Blessings for this one!
Well said, Leann! Selfish love is not love at all. Reading a story like this certainly brings our own blessings into focus as you note. Blessings back to you and thanks for stopping by.
Wow! How sad! Love for a mother will always be different than love for a spouse, but I hope, one day, when I am a mother, that I can raise my child to be a godly man or woman and be happy for them when they choose a life partner who is also a godly man or woman. I don’t expect my child to love me in the same way that my husband would. I also don’t expect to love my mother in the same way I love my husband. I need to be secure in my Heavenly Father’s love, enough to let go of my husband, my family, and my friends and trust He’s got them and He will love them perfectly when I fail. I need to be secure enough to let others like my family members and my friends go and trust that they will love me, and even when they don’t I need to be secure enough in my Heavenly Father’s love to know that He will love me always and unconditionally when others fail me.
Loving my husband has made me more loving toward my family and my friends. I think this is because of exactly what you said, “Love is the sweet yeast of life that grows, multiplies, and blesses us all.” Amen, sister! The more love I experience through my Lord and Savior Jesus Christ and the more love I experience through my husband, the more I want to love others more deeply and purely and sacrificially. Unconditional love gets rid of the unfair expectations we put on others – it calls us to love even when we don’t feel loved, and loving means letting go of self. I love the verse in 1 John 4:19, “We love because He first loved us.” We need to remember that true love is selfless.

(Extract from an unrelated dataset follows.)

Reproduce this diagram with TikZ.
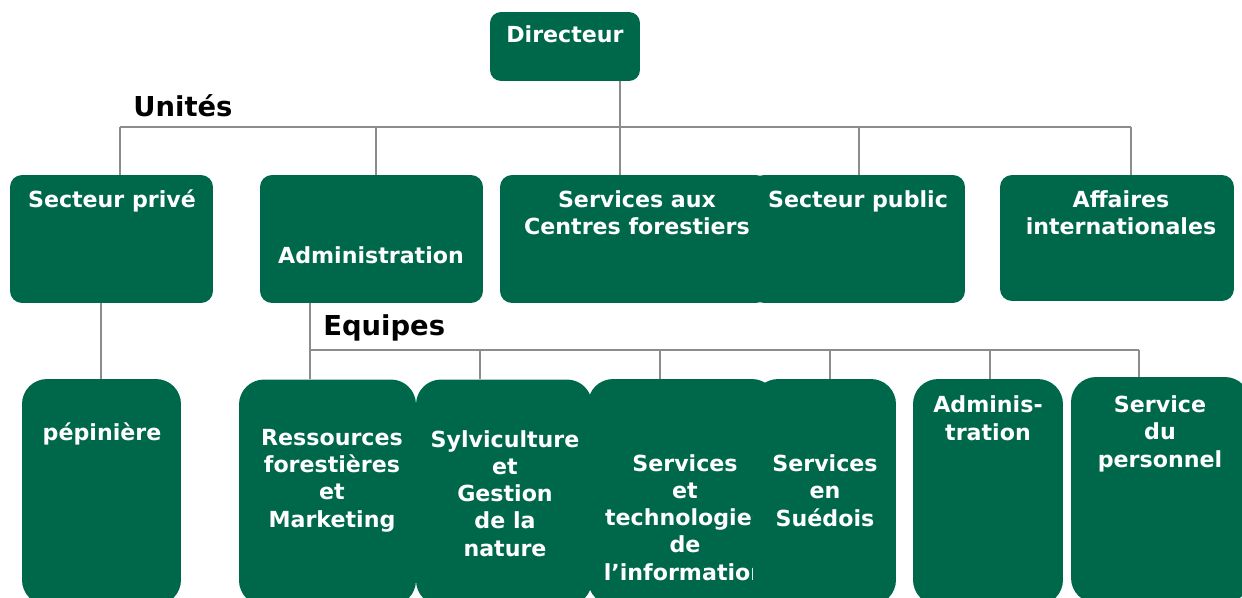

Hannah Williams recently posted…Do I Delight in Evil? Day 8
Beautifully said, Hannah! Unconditional love frees us of jealousy, doubt, fear—those negative emotions that keep us from loving so abundantly. I am so glad this post touched you. Thank you for sharing so openly with your heart! I believe your children will benefit tremendously from your love, faith and trust. I encourage you to read my October 8, 2012, post on a parenting from a service dog. While you don’t yet have children, it carries an important lesson to keep in your heart always.